The deal, which was first reported by The Information, is not entirely surprising, as Pebble had been itching to sell itself and there had been indications of financial issues plaguing the company for some time. Should the deal go through within the anticipated price range, it would signal a drastic reversal of fortunes for Pebble, which burst onto the scene when it set a Kickstarter record of $7 million with its inaugural smartwatch. The Information said Fitbit will receive the company’s intellectual property and wearable expertise following closure of the deal, which could help it expand into other products.
Fitbit staged a successful public offering in June 2015, closing at $32.50, a 62.5 percent increase from its opening price on its first day of trading. However, seven months later, its stock tumbled below its IPO price of $20, and it closed today’s trading session at $8.36. The addition of Pebble looks like an effort to rejuvenate the company, but whether it will have a definitive impact is questionable — while Fitbit has been out commercializing its product and is appealing to the active community, the same cannot be said for Pebble, which has faced competition from the likes of Samsung and Apple.
Pebble was one of the first to launch in the smartwatch space, beating Apple by two years. It has raised more than $40 million through its Kickstarter campaigns, but that doesn’t seem to have helped the company establish financial footing. Earlier this year, it launched its third crowdfunding campaign, with its Pebble 2 and Pebble Time 2. The idea was to recreate the magic of its first effort, which brought in $10.2 million in 2012, and its second, for the original Pebble Time smartwatch, which netted $20.3 million.
But time has not been kind to the company, which was forced to lay off employees in March, when it parted ways with 25 percent (40 people) of its workforce. It has also lost several key executives, including head of product Itai Vonshak, head of human resources and legal counsel Jeff Hyman, and vice president of software engineering Kean Wong.
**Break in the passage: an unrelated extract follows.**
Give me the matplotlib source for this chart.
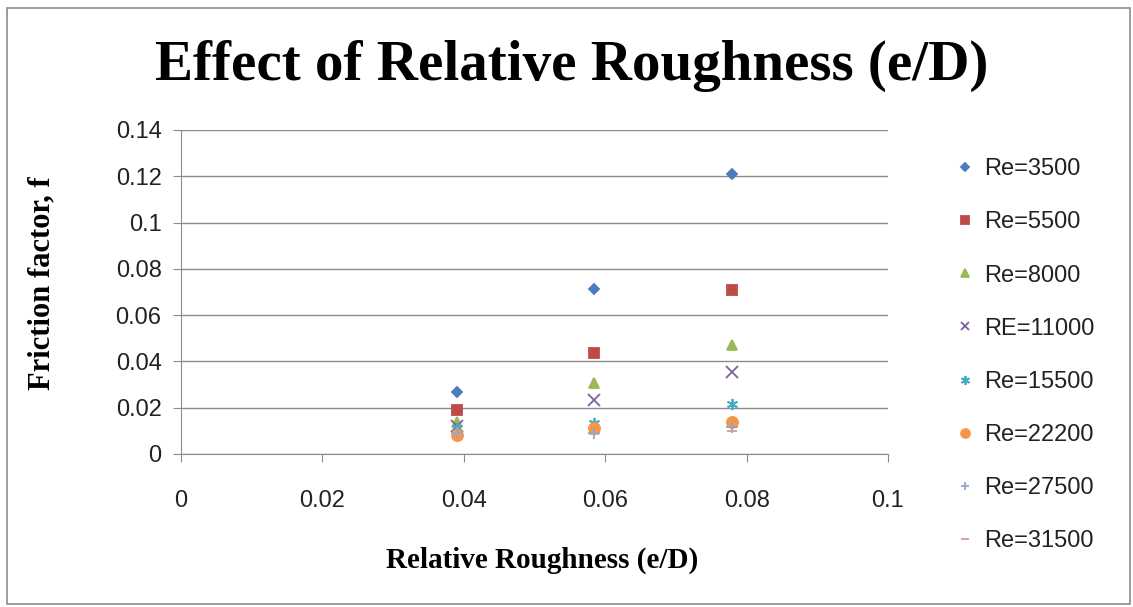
import matplotlib.pyplot as plt
from matplotlib.ticker import FuncFormatter
from matplotlib.patches import Rectangle

# relative roughness (e/D) and friction factor per Reynolds number
rel_rough = [0.039, 0.0584, 0.078]
labels = ['Re=3500', 'Re=5500', 'Re=8000', 'RE=11000',
          'Re=15500', 'Re=22200', 'Re=27500', 'Re=31500']
f_3500 = [0.0269, 0.0712, 0.1212]
f_5500 = [0.0190, 0.0436, 0.0707]
f_8000 = [0.0140, 0.0305, 0.0472]
f_11000 = [0.0120, 0.0233, 0.0356]
f_15500 = [0.0113, 0.0133, 0.0216]
f_22200 = [0.0080, 0.0111, 0.0140]
f_27500 = [0.0092, 0.0092, 0.0118]
f_31500 = [0.0086, 0.0085, 0.0098]
series = [f_3500, f_5500, f_8000, f_11000, f_15500, f_22200, f_27500, f_31500]

markers = ['D', 's', '^', 'x', (6, 2, 0), 'o', '+', '_']
sizes = [5, 7, 7, 8, 8, 8, 8, 7]
colors = ['#4A7EBB', '#BE4B48', '#98B954', '#7D60A0',
          '#46AAC5', '#F79646', '#8EA5CB', '#D99694']

fig = plt.figure(figsize=(11.33, 6.07), dpi=100)
fig.patches.append(Rectangle((0.006, 0.005), 0.991, 0.982, transform=fig.transFigure,
                             fill=False, edgecolor='#8c8c8c', lw=1.2))
ax = fig.add_axes([181/1133, 1-454/607, (888-181)/1133, (454-130)/607])

for i in range(len(series)):
    ax.plot(rel_rough, series[i], linestyle='none', marker=markers[i],
            markersize=sizes[i], color=colors[i], markeredgewidth=1.3,
            label=labels[i])

ax.set_xlim(0, 0.1)
ax.set_ylim(0, 0.14)
ax.set_xticks([0, 0.02, 0.04, 0.06, 0.08, 0.1])
ax.set_yticks([0, 0.02, 0.04, 0.06, 0.08, 0.1, 0.12, 0.14])
fmt = FuncFormatter(lambda v, p: '0' if v == 0 else ('%g' % round(v, 3)))
ax.xaxis.set_major_formatter(fmt)
ax.yaxis.set_major_formatter(fmt)
ax.yaxis.grid(True, color='#8c8c8c', lw=1)
ax.set_axisbelow(True)
for s in ['top', 'right']:
    ax.spines[s].set_visible(False)
ax.spines['left'].set_color('#8c8c8c')
ax.spines['bottom'].set_color('#8c8c8c')
ax.tick_params(axis='both', colors='#8c8c8c', labelcolor='#222222',
               labelsize=17, length=6)
ax.tick_params(axis='x', pad=20)
ax.tick_params(axis='y', pad=8)
for t in ax.get_xticklabels() + ax.get_yticklabels():
    t.set_fontfamily('Liberation Sans')

fig.text(0.505, 1-66/607, 'Effect of Relative Roughness (e/D)', ha='center', va='center',
         fontsize=41, fontweight='bold', family='Liberation Serif')
fig.text(542/1133, 1-560/607, 'Relative Roughness (e/D)', ha='center', va='center',
         fontsize=21, fontweight='bold', family='Liberation Serif')
fig.text(42/1133, 1-283/607, 'Friction factor, f', ha='center', va='center',
         rotation=90, fontsize=22, fontweight='bold', family='Liberation Serif')

leg = ax.legend(loc='upper left', bbox_to_anchor=(935/1133, 1-137/607),
                bbox_transform=fig.transFigure, frameon=False,
                prop={'family': 'Liberation Sans', 'size': 17},
                labelspacing=1.32, handlelength=0.7, handletextpad=0.5,
                markerscale=0.8)
for t in leg.get_texts():
    t.set_color('#222222')

fig.savefig('out.png', dpi=100)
Pebble also had been the target of at least two potential acquisitions. Citizen was interested in purchasing the company for $740 million in the summer of 2015 but was rebuffed by Pebble chief executive Eric Migicovsky. He also blocked another potential deal, this time a $70 million purchase by Intel earlier this year that would have involved holding back the launch of the Pebble 2 and Pebble Time 2. The fact that the price tag has gone down substantially is telling.
In a twist, Vonshak and Wong are now both working at Intel.
Perhaps the biggest gain for Fitbit is Pebble’s operating system, which could enable the fitness tracker manufacturer to create an ecosystem of devices. The company is no stranger to smartwatches, as it has its own — called the Blaze — which launched in January. However, Pebble’s portfolio will likely diversify its lineup, which is what Fitbit’s chief executive James Park shared with analysts regarding his company’s future plans.
Should the deal go through, we’re told that the proceeds may go largely to cover Pebble’s debt, as much as $25 million of which is owed to Silicon Valley Bank. Investors in Pebble include Y Combinator, Draper Associates, CRV, ACE & Company, Tim Draper, and Mark Friedgan.
A Fitbit spokesperson declined to comment, and Pebble hasn’t responded to a request for comment.